Ich tat ihr den Gefallen, blieb allein mit ihr zurück. So konnte sie mir in überraschender Weise eröffnen, dass sie sich von ihrem Mann trennen wolle, dass dieser sich bereits eine eigene Wohnung gesucht hätte und sie mit ihrer Tochter einen neuen Weg gehen möchte. Und schon in diesem Moment hatte ich das Gefühl, dass von ihrem Standpunkt aus gesehen, dieser neue Weg mich durchaus mit einschließen könnte.
In der folgenden Zeit war ich mir sehr unschlüssig. Was sollte ich tun. Acht Monate dauerte es, bis ich sie zu einem ersten privaten Date einlud. Es war ein wunderschöner Tag, den wir mit Spaziergängen rund um den „Frankfurter Spargel“ verbrachten. Anschließend genossen wir ein gemeinsames Essen im „Feldbergblick“, welches durch ein heftiges Gewitter einen überhasteten Abschluss bekam. Wir sahen es gerade noch rechtzeitig aufziehen und flohen vor dem Unwetter zu mir nach Hause. Nun saßen wir bei mir und konnten am Fernseher miterleben, wie Frankreich Fußball-Europameister wurde. Abschließend genossen wir noch einen langen Teil des Abends durch munteres Plaudern.
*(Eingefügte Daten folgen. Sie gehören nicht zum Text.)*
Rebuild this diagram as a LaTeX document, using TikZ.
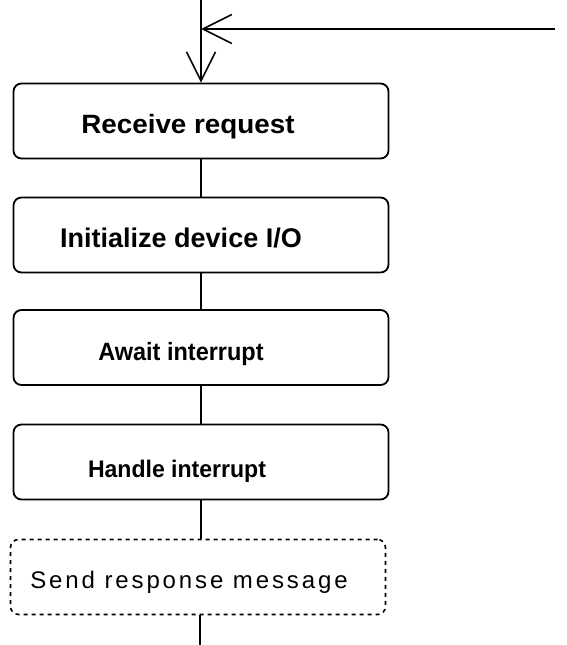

Irgendwann wollte sie heimgehen. Doch ihr Fortgang ähnelte mehr einer Flucht, als an ein normales Weggehen. Ich war erschrocken: „Die hat ja Angst! Weiß sie denn nicht was sie will?“ Ja – Nein – Vielleicht? Nein, eine solche Fahrstuhl-Beziehung hatte ich schon zu oft erlebt. Das wollte ich nicht mehr haben. Wenn eine Frau nicht weiß was sie will, wird doch nie etwas draus! Am nächsten Tag sagte ich ihr das auch.
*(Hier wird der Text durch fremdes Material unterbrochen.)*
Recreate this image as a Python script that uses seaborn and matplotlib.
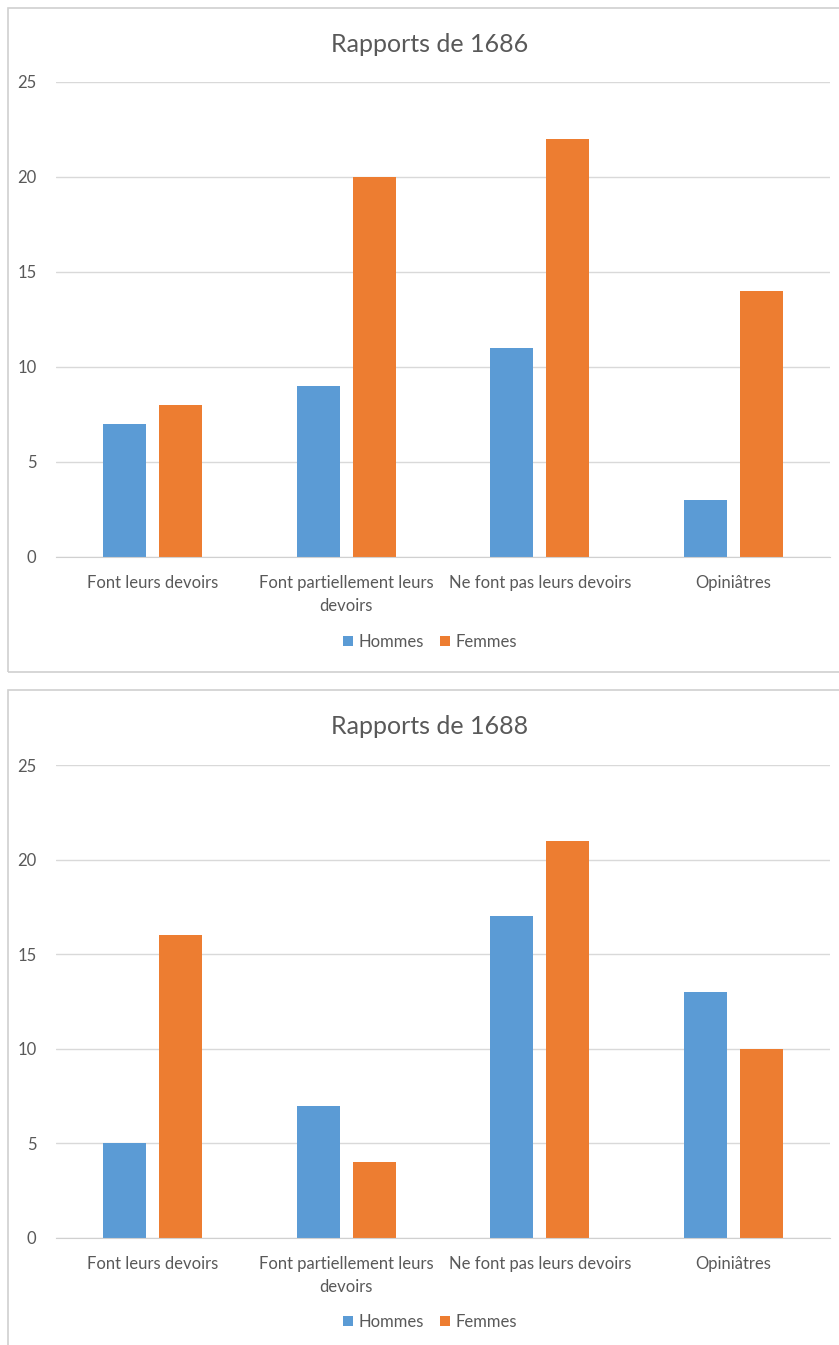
import pandas as pd
import seaborn as sns
import matplotlib.pyplot as plt
from matplotlib.patches import Rectangle

categories = ['Font leurs devoirs', 'Font partiellement leurs\ndevoirs',
              'Ne font pas leurs devoirs', 'Opiniâtres']
series = ['Hommes', 'Femmes']
hommes_1686 = [7, 9, 11, 3]
femmes_1686 = [8, 20, 22, 14]
hommes_1688 = [5, 7, 17, 13]
femmes_1688 = [16, 4, 21, 10]
titles = ['Rapports de 1686', 'Rapports de 1688']
yticks = [0, 5, 10, 15, 20, 25]

sns.set_style('white')
plt.rcParams['font.family'] = ['Lato', 'DejaVu Sans']

grey = '#595959'
palette = {'Hommes': '#5B9BD5', 'Femmes': '#ED7D31'}

W, H = 839, 1345
fig = plt.figure(figsize=(W / 100, H / 100), dpi=100)


def px(x0, y0, x1, y1):
    # pixel box -> figure fraction rect
    return [x0 / W, 1 - y1 / H, (x1 - x0) / W, (y1 - y0) / H]


def make_df(h, f):
    rows = []
    for c, a, b in zip(categories, h, f):
        rows.append({'cat': c, 'serie': 'Hommes', 'val': a})
        rows.append({'cat': c, 'serie': 'Femmes', 'val': b})
    return pd.DataFrame(rows)


panels = [
    (make_df(hommes_1686, femmes_1686), titles[0], (8, 8, 845, 672), (56, 82, 830, 557), 44, 642),
    (make_df(hommes_1688, femmes_1688), titles[1], (8, 690, 845, 1350), (56, 765, 830, 1238), 726, 1322),
]

for df, title, box, axbox, ty, ly in panels:
    fig.patches.append(Rectangle((box[0] / W, 1 - box[3] / H), (box[2] - box[0]) / W,
                                 (box[3] - box[1]) / H, transform=fig.transFigure,
                                 facecolor='none', edgecolor='#d0d0d0', linewidth=1.2,
                                 zorder=-1))
    ax = fig.add_axes(px(*axbox))
    ax.patch.set_alpha(0)
    sns.barplot(data=df, x='cat', y='val', hue='serie', hue_order=series,
                palette=palette, width=0.58, gap=0.23, saturation=1,
                edgecolor='none', ax=ax)
    ax.set_ylim(0, 25)
    ax.set_xlim(-0.5, 3.5)
    ax.set_yticks(yticks)
    ax.yaxis.grid(True, color='#d9d9d9', linewidth=1)
    ax.set_axisbelow(True)
    for s in ['top', 'right', 'left']:
        ax.spines[s].set_visible(False)
    ax.spines['bottom'].set_color('#d0d0d0')
    ax.tick_params(axis='both', length=0, colors=grey)
    ax.tick_params(axis='y', pad=14, labelsize=12)
    ax.tick_params(axis='x', pad=13, labelsize=12)
    for lab in ax.get_xticklabels():
        lab.set_linespacing(1.5)
    ax.set_xlabel('')
    ax.set_ylabel('')
    fig.text(430 / W, 1 - ty / H, title, ha='center', va='center',
             fontsize=18, color=grey)
    handles, labels = ax.get_legend_handles_labels()
    ax.legend(handles, labels, loc='center', bbox_to_anchor=(430 / W, 1 - ly / H),
              bbox_transform=fig.transFigure, ncol=2, frameon=False,
              handlelength=0.6, handleheight=0.6, handletextpad=0.3,
              columnspacing=1.0, fontsize=12, labelcolor=grey)

fig.savefig('out.png', dpi=100)
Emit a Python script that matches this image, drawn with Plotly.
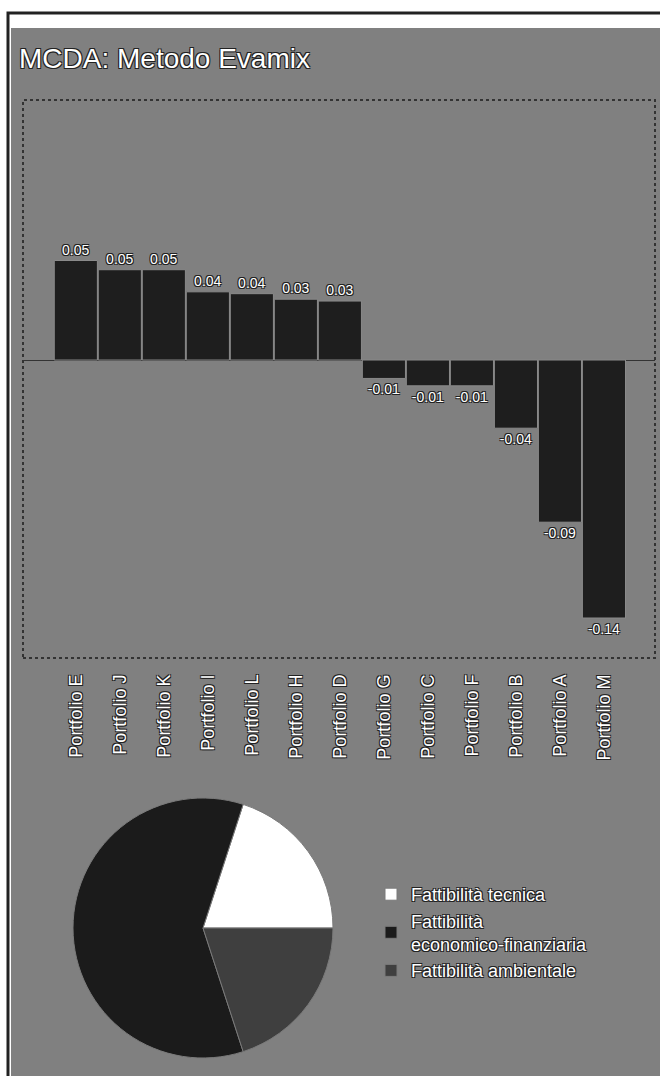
import plotly.graph_objects as go

# Evamix MCDA scores per portfolio
portfolios = ["Portfolio E", "Portfolio J", "Portfolio K", "Portfolio I", "Portfolio L",
              "Portfolio H", "Portfolio D", "Portfolio G", "Portfolio C", "Portfolio F",
              "Portfolio B", "Portfolio A", "Portfolio M"]
scores = [0.054, 0.049, 0.049, 0.037, 0.036, 0.033, 0.032,
          -0.010, -0.014, -0.014, -0.037, -0.088, -0.140]

# Criteria weights
criteria = ["Fattibilità tecnica", "Fattibilità<br>economico-finanziaria", "Fattibilità ambientale"]
weights = [0.20, 0.60, 0.20]
criteria_colors = ["#ffffff", "#1b1b1b", "#3f3f3f"]

W, H = 660, 1076
FONT = "Liberation Sans, Arial, sans-serif"
OUTLINE = "1px 1px 0 #222, -1px -1px 0 #222, 1px -1px 0 #222, -1px 1px 0 #222"


def px_x(x):
    return x / W


def px_y(y):
    return 1 - y / H


fig = go.Figure()

fig.add_trace(go.Bar(
    x=portfolios, y=scores,
    marker=dict(color="#1e1e1e", line=dict(color="#8a8a8a", width=1)),
    texttemplate="%{y:.2f}", textposition="outside", constraintext="none",
    cliponaxis=False,
    textfont=dict(family=FONT, size=14, color="#ffffff", shadow=OUTLINE),
    showlegend=False, hoverinfo="x+y",
))

fig.add_trace(go.Pie(
    labels=criteria, values=weights, sort=False,
    direction="counterclockwise", rotation=18,
    marker=dict(colors=criteria_colors, line=dict(color="#7a7a7a", width=1)),
    textinfo="none",
    domain=dict(x=[px_x(73), px_x(333)], y=[px_y(1058), px_y(798)]),
))

shapes = [
    # page frame and grey panel
    dict(type="rect", xref="paper", yref="paper", x0=px_x(8), x1=px_x(700),
         y0=px_y(1100), y1=px_y(13), line=dict(color="#222", width=3), fillcolor="#ffffff",
         layer="below"),
    dict(type="rect", xref="paper", yref="paper", x0=px_x(11), x1=px_x(700),
         y0=px_y(1100), y1=px_y(28), line=dict(width=0), fillcolor="#808080",
         layer="below"),
    # dotted border around the bar plot area
    dict(type="rect", xref="paper", yref="paper", x0=px_x(23), x1=px_x(655),
         y0=px_y(658), y1=px_y(100), line=dict(color="#333", width=2, dash="dot")),
]

fig.update_layout(
    width=W, height=H,
    margin=dict(l=0, r=0, t=0, b=0),
    paper_bgcolor="#ffffff", plot_bgcolor="rgba(0,0,0,0)",
    font=dict(family=FONT, color="#ffffff"),
    bargap=0.02,
    shapes=shapes,
    xaxis=dict(domain=[px_x(23), px_x(655)], range=[-1.2, 13.16],
               tickangle=-90, showgrid=False, showline=False, zeroline=False,
               ticks="", ticklabelstandoff=12,
               tickfont=dict(family=FONT, size=18, color="#ffffff", shadow=OUTLINE)),
    yaxis=dict(domain=[px_y(658), px_y(100)], range=[-0.1617, 0.1411],
               showgrid=False, showticklabels=False, showline=False,
               zeroline=True, zerolinecolor="#333", zerolinewidth=1),
    legend=dict(x=px_x(371), y=px_y(876), xanchor="left", yanchor="top",
                font=dict(family=FONT, size=18, color="#ffffff", shadow=OUTLINE),
                bgcolor="rgba(0,0,0,0)", tracegroupgap=4),
    annotations=[dict(text="MCDA: Metodo Evamix", xref="paper", yref="paper",
                      x=px_x(17), y=px_y(58), xanchor="left", yanchor="middle",
                      showarrow=False,
                      font=dict(family=FONT, size=28, color="#ffffff", shadow=OUTLINE))],
)

fig.write_html("out.html")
Aber das ist noch nicht das Ende der Geschichte.
„Wenn du Schmetterlinge im Bauch hast, dann lasse sie doch fliegen“
Ich sagte ihr, dass ich gerne eine Beziehung zu ihr haben möchte. Aber auch ich wisse nicht genau ob dies klappen würde. Meinte, dass wir alt genug seien, uns auch einmal auf ein solches Risiko einlassen zu können. Am Anfang meinte sie noch kleine Tränen wegen meines: „Nicht so!“ vergießen zu müssen. Dann begriff sie, dass ich es ernst meinte und wir ließen uns ohne Wenn und Aber auf diese Beziehung ein. Im letzten Jahr, an meinem Geburtstag, haben wir dann geheiratet.
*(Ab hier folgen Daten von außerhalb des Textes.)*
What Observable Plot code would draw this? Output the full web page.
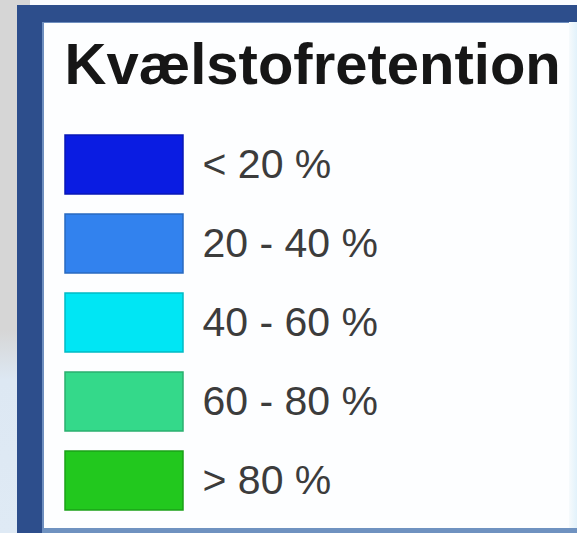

Wenn das nicht ein schöner Schluss unserer Geschichte ist.
Wieder hob ich mein Glas und nahm einen kleinen Schluck, schaute liebevoll zu ihr hinüber. Dann lächelte ich erneut verschmitzt in mich hinein:
Aber nein, das ist noch nicht das Ende der Geschichte.
Denn bis zu diesem, so hoffe ich, wird uns Gott noch ein paar wundervolle, gemeinsame Jahre schenken.
Hintergrund der Geschichte: Autobiographisches Schreiben.